Para que o profissional de saúde possa evitar essa desvantagem processual no caso de um pleito indenizatório, deve o mesmo buscar passar informações sobre sua conduta, os procedimentos pós e pré operatórios, as cautelas, os riscos inerentes a determinado ato etc., por escrito, recolhendo a assinatura do paciente em uma das vias do documento, além de explicar oralmente tais comunicações em uma linguagem mais acessível ao cidadão comum. Agindo dessa forma, a hipossuficiência técnica não mais se caracterizará, paciente e profissional de saúde possuirão idêntica posição processual, e o sistema de provas seguirá a regra do Código de Processo Civil.

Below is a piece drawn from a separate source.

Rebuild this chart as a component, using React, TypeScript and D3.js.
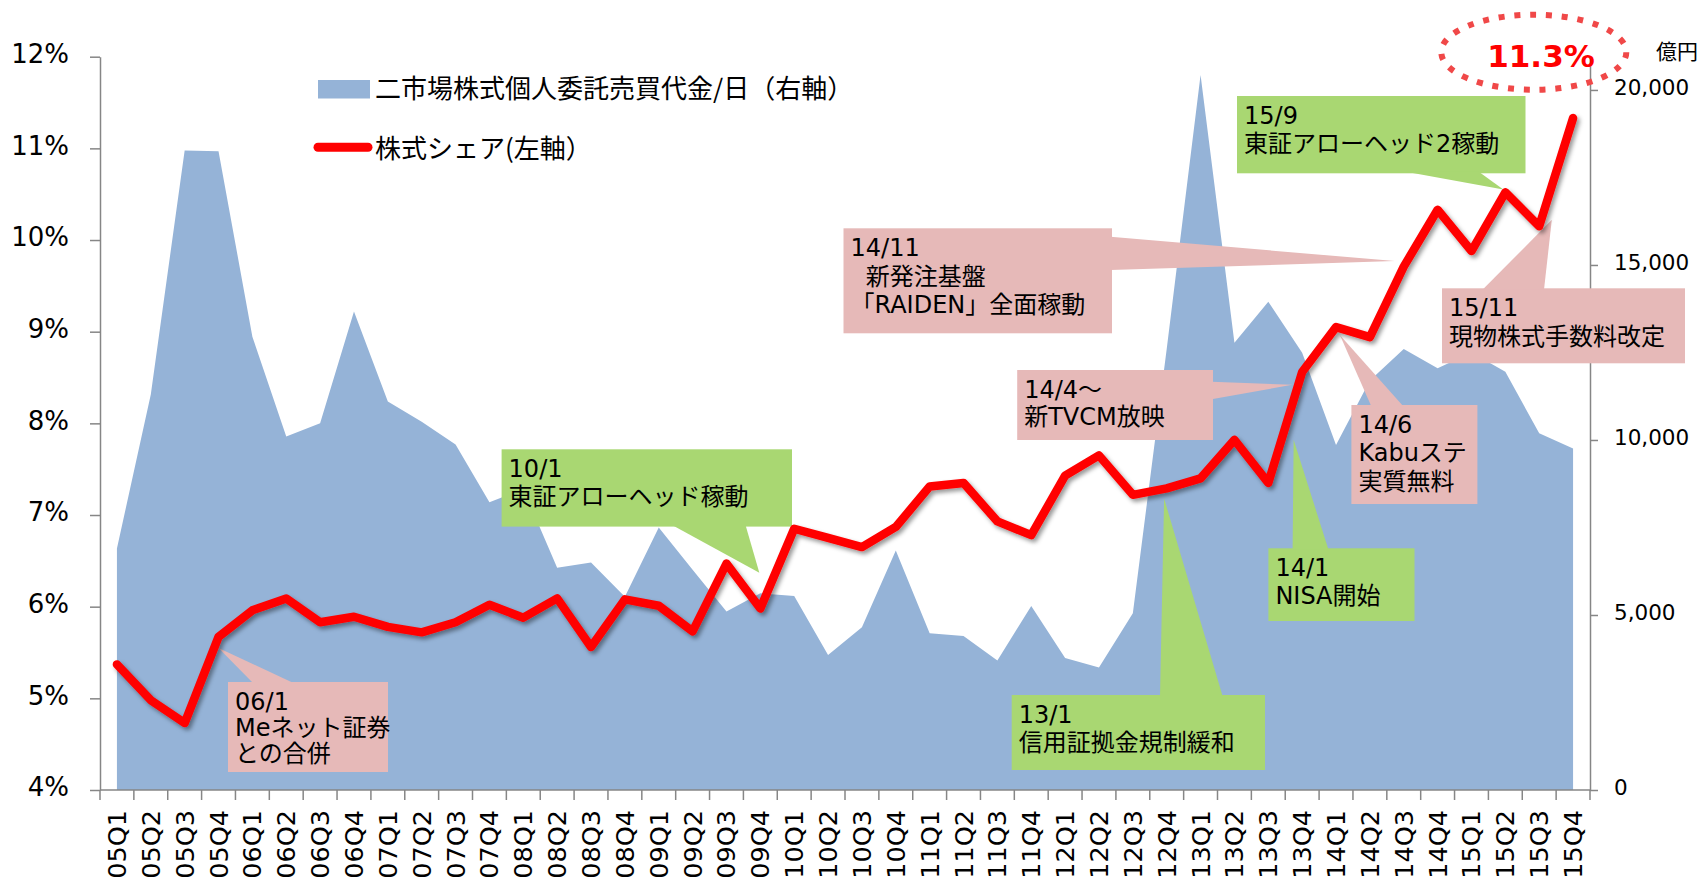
import React, { useEffect, useRef } from "react";
import * as d3 from "d3";

// quarters on the x axis
const quarters = [
  "05Q1", "05Q2", "05Q3", "05Q4", "06Q1", "06Q2", "06Q3", "06Q4",
  "07Q1", "07Q2", "07Q3", "07Q4", "08Q1", "08Q2", "08Q3", "08Q4",
  "09Q1", "09Q2", "09Q3", "09Q4", "10Q1", "10Q2", "10Q3", "10Q4",
  "11Q1", "11Q2", "11Q3", "11Q4", "12Q1", "12Q2", "12Q3", "12Q4",
  "13Q1", "13Q2", "13Q3", "13Q4", "14Q1", "14Q2", "14Q3", "14Q4",
  "15Q1", "15Q2", "15Q3", "15Q4",
];

// 二市場株式個人委託売買代金/日 (億円, right axis)
const tradingValue = [
  6900, 11300, 18270, 18250, 12950, 10100, 10480, 13670,
  11100, 10520, 9870, 8220, 8600, 6350, 6500, 5520,
  7500, 6290, 5100, 5620, 5540, 3860, 4650, 6840,
  4480, 4400, 3700, 5260, 3770, 3500, 5050, 12600,
  20430, 12780, 13950, 12490, 9860, 11700, 12600, 12050,
  12500, 11950, 10190, 9760,
];

// 株式シェア (%, left axis)
const stockShare = [
  5.37, 4.98, 4.73, 5.67, 5.96, 6.09, 5.83, 5.89,
  5.78, 5.72, 5.83, 6.02, 5.88, 6.09, 5.56, 6.08,
  6.01, 5.73, 6.47, 5.98, 6.85, 6.75, 6.65, 6.87,
  7.31, 7.35, 6.93, 6.78, 7.43, 7.65, 7.22, 7.29,
  7.4, 7.82, 7.35, 8.56, 9.05, 8.94, 9.71, 10.33,
  9.88, 10.52, 10.15, 11.33,
];

const leftTicks = [4, 5, 6, 7, 8, 9, 10, 11, 12];
const rightTicks = [0, 5000, 10000, 15000, 20000];
const legendLabels = ["二市場株式個人委託売買代金/日（右軸）", "株式シェア(左軸）"];
const rightUnit = "億円";
const latestShare = "11.3%";

const PINK = "#E6B9B8";
const GREEN = "#A9D772";
const BLUE = "#95B3D7";
const AXIS = "#868686";
const LATIN = "'DejaVu Sans', 'Noto Sans CJK JP', sans-serif";
const CJK = "'Noto Sans CJK JP', 'DejaVu Sans', sans-serif";

// callouts: box [x, y, w, h], pointer base points, tip anchored on a quarter + share value
const callouts = [
  { lines: ["06/1", "Meネット証券", "との合併"], fill: PINK, box: [228, 682, 160, 90], base: [[253.5, 682], [294.5, 682]], at: ["05Q4", 5.55, 0], lh: 26 },
  { lines: ["10/1", "東証アローヘッド稼動"], fill: GREEN, box: [501.6, 449.3, 290.4, 77.3], base: [[672, 526.6], [745.5, 526.6]], at: ["09Q4", 6.37, -1], lh: 28.5 },
  { lines: ["13/1", "信用証拠金規制緩和"], fill: GREEN, box: [1011.7, 695, 253.3, 75], base: [[1160, 695], [1222.7, 695]], at: ["12Q4", 7.18, -2.6], lh: 28.5 },
  { lines: ["14/1", "NISA開始"], fill: GREEN, box: [1268.4, 548.3, 146.1, 72.7], base: [[1292.6, 548.3], [1328.5, 548.3]], at: ["13Q4", 7.82, -8.5], lh: 28.5 },
  { lines: ["14/4～", "新TVCM放映"], fill: PINK, box: [1017.2, 370, 195.8, 70], base: [[1213, 381.7], [1213, 399.3]], at: ["13Q4", 8.42, -10], lh: 27.5 },
  { lines: ["14/11", "\u00a0\u00a0新発注基盤", "「RAIDEN」全面稼動"], fill: PINK, box: [843.5, 228.3, 268.5, 105], base: [[1112, 236.7], [1112, 270]], at: ["14Q3", 9.77, -9], lh: 28.8 },
  { lines: ["14/6", "Kabuステ", "実質無料"], fill: PINK, box: [1351.4, 405, 126, 99], base: [[1371.4, 405], [1403.5, 405]], at: ["14Q1", 8.96, 4], lh: 28.5 },
  { lines: ["15/9", "東証アローヘッド2稼動"], fill: GREEN, box: [1237, 96, 288.5, 77.3], base: [[1405.9, 173.3], [1478.8, 173.3]], at: ["15Q2", 10.55, -2], lh: 28.5 },
  { lines: ["15/11", "現物株式手数料改定"], fill: PINK, box: [1442, 288.3, 243, 75], base: [[1482.5, 288.3], [1544, 288.3]], at: ["15Q3", 10.22, 12.6], lh: 29 },
];

const W = 1706;
const H = 880;

const App = () => {
  const svgRef = useRef<SVGSVGElement>(null);

  useEffect(() => {
    const svg = d3.select(svgRef.current);
    svg.selectAll("*").remove();

    const left = 100;
    const right = 1590;
    const bottom = 790;
    const top = 56.7;

    const x = d3.scaleBand().domain(quarters).range([left, right]).padding(0);
    const bw = x.bandwidth();
    const cx = (q: string) => (x(q) as number) + bw / 2;
    const yL = d3.scaleLinear().domain([4, 12]).range([bottom, top]);
    const yR = d3.scaleLinear().domain([0, 20950]).range([bottom, top]);

    const defs = svg.append("defs");
    const f = defs.append("filter").attr("id", "shadow").attr("x", "-5%").attr("y", "-5%").attr("width", "110%").attr("height", "120%");
    f.append("feDropShadow")
      .attr("dx", 2.5)
      .attr("dy", 3)
      .attr("stdDeviation", 2)
      .attr("flood-color", "#000")
      .attr("flood-opacity", 0.4);

    const rows = quarters.map((q, i) => ({ q, v: tradingValue[i], s: stockShare[i] }));

    // area (right axis)
    const area = d3
      .area<any>()
      .x((d) => cx(d.q))
      .y0(yR(0))
      .y1((d) => yR(d.v));
    svg.append("path").datum(rows).attr("d", area).attr("fill", BLUE);

    // axes
    const gl = svg.append("g").attr("transform", `translate(${left},0)`).call(
      d3.axisLeft(yL).tickValues(leftTicks).tickSize(10).tickSizeOuter(0).tickPadding(21).tickFormat((d) => `${d}%`)
    );
    const gr = svg.append("g").attr("transform", `translate(${right},0)`).call(
      d3.axisRight(yR).tickValues(rightTicks).tickSize(8).tickSizeOuter(0).tickPadding(16).tickFormat(d3.format(","))
    );
    [gl, gr].forEach((g) => {
      g.select(".domain").attr("stroke", AXIS).attr("stroke-width", 1.5);
      g.selectAll(".tick line").attr("stroke", AXIS).attr("stroke-width", 1.5);
      g.selectAll(".tick text").attr("fill", "#000").attr("font-family", LATIN).attr("dy", "0.22em");
    });
    gl.selectAll(".tick text").attr("font-size", 26);
    gr.selectAll(".tick text").attr("font-size", 21.5);

    const gb = svg.append("g");
    gb.append("line").attr("x1", left).attr("x2", right).attr("y1", bottom).attr("y2", bottom).attr("stroke", AXIS).attr("stroke-width", 1.5);
    const edges = quarters.map((q) => x(q) as number).concat([right]);
    gb.selectAll("line.tk")
      .data(edges)
      .enter()
      .append("line")
      .attr("class", "tk")
      .attr("x1", (d) => d)
      .attr("x2", (d) => d)
      .attr("y1", bottom)
      .attr("y2", bottom + 10)
      .attr("stroke", AXIS)
      .attr("stroke-width", 1.5);
    gb.selectAll("text")
      .data(quarters)
      .enter()
      .append("text")
      .attr("transform", (d) => `translate(${cx(d)},${bottom + 20}) rotate(-90)`)
      .attr("text-anchor", "end")
      .attr("dominant-baseline", "central")
      .attr("font-family", LATIN)
      .attr("font-size", 25.5)
      .attr("fill", "#000")
      .text((d) => d);

    // callouts
    const gc = svg.append("g");
    callouts.forEach((c) => {
      const [bx, by, bwid, bh] = c.box as number[];
      const tip = [cx(c.at[0] as string) + (c.at[2] as number), yL(c.at[1] as number)];
      const base = (c.base as number[][]).map(([px, py]) => [
        px >= bx + bwid - 0.1 ? px - 1.5 : px <= bx + 0.1 ? px + 1.5 : px,
        py >= by + bh - 0.1 ? py - 1.5 : py <= by + 0.1 ? py + 1.5 : py,
      ]);
      gc.append("rect").attr("x", bx).attr("y", by).attr("width", bwid).attr("height", bh).attr("fill", c.fill);
      gc.append("polygon")
        .attr("points", [...base, tip].map((p) => p.join(",")).join(" "))
        .attr("fill", c.fill);
      c.lines.forEach((t, i) => {
        gc.append("text")
          .attr("x", bx + 7)
          .attr("y", by + 19.5 + i * c.lh)
          .attr("dominant-baseline", "central")
          .attr("font-family", LATIN)
          .attr("font-size", 24)
          .attr("fill", "#000")
          .text(t);
      });
    });

    // share line (left axis)
    const line = d3
      .line<any>()
      .x((d) => cx(d.q))
      .y((d) => yL(d.s));
    svg.append("path")
      .datum(rows)
      .attr("d", line)
      .attr("fill", "none")
      .attr("stroke", "#FF0000")
      .attr("stroke-width", 8.5)
      .attr("stroke-linejoin", "round")
      .attr("stroke-linecap", "round")
      .attr("filter", "url(#shadow)");

    // legend
    const lg = svg.append("g");
    lg.append("rect").attr("x", 318).attr("y", 80).attr("width", 52).attr("height", 18.5).attr("fill", BLUE);
    lg.append("line").attr("x1", 318).attr("x2", 368).attr("y1", 147.3).attr("y2", 147.3)
      .attr("stroke", "#FF0000").attr("stroke-width", 9).attr("stroke-linecap", "round");
    legendLabels.forEach((t, i) => {
      lg.append("text")
        .attr("x", 375)
        .attr("y", i === 0 ? 86.7 : 146.7)
        .attr("dominant-baseline", "central")
        .attr("font-family", CJK)
        .attr("font-size", 26)
        .attr("fill", "#000")
        .text(t);
    });

    // highlight of latest share
    svg.append("ellipse")
      .attr("cx", 1533.8)
      .attr("cy", 52.2)
      .attr("rx", 92.5)
      .attr("ry", 37.5)
      .attr("fill", "none")
      .attr("stroke", "#F04848")
      .attr("stroke-width", 6)
      .attr("stroke-dasharray", "6 9.8");
    svg.append("text")
      .attr("x", 1541)
      .attr("y", 56.3)
      .attr("text-anchor", "middle")
      .attr("dominant-baseline", "central")
      .attr("font-family", LATIN)
      .attr("font-weight", "bold")
      .attr("font-size", 31)
      .attr("fill", "#FF0000")
      .text(latestShare);

    svg.append("text")
      .attr("x", 1656)
      .attr("y", 50)
      .attr("dominant-baseline", "central")
      .attr("font-family", CJK)
      .attr("font-size", 21)
      .attr("fill", "#000")
      .text(rightUnit);
  }, []);

  return (
    <div style={{ position: "absolute", left: 0, top: 0, width: W, height: H, background: "#fff" }}>
      <svg ref={svgRef} width={W} height={H} viewBox={`0 0 ${W} ${H}`} />
    </div>
  );
};

export default App;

O fato é que atualmente a maioria dos profissionais de saúde não se previnem adequadamente contra possíveis ações judiciais propostas pelos seus pacientes, o que muitas vezes dificulta a atuação jurídica de seus procuradores, no momento da defesa processual. No instante em que o profissional adquire o consentimento do paciente para determinada prática na área de saúde, salvo situações de urgência ou emergência que dispensam tal formalidade de imediato, por exemplo, de nada adianta um documento extremamente técnico, fora dos padrões exigidos pelo ordenamento jurídico vigente. O consentimento não é um documento único, é um processo complexo, incluído aí a anamnese, as informações fornecidas ao paciente, a documentação utilizada nos padrões exigidos por lei etc. Se não estiver nesses termos, o consentimento do paciente não poderá ser utilizado como meio de prova idôneo a favor do profissional da saúde, sob pena, inclusive, de provar a conduta ilícita (presumidamente ou não) do mesmo. Deve o profissional de saúde, portanto, atuar nos conformes do direito moderno.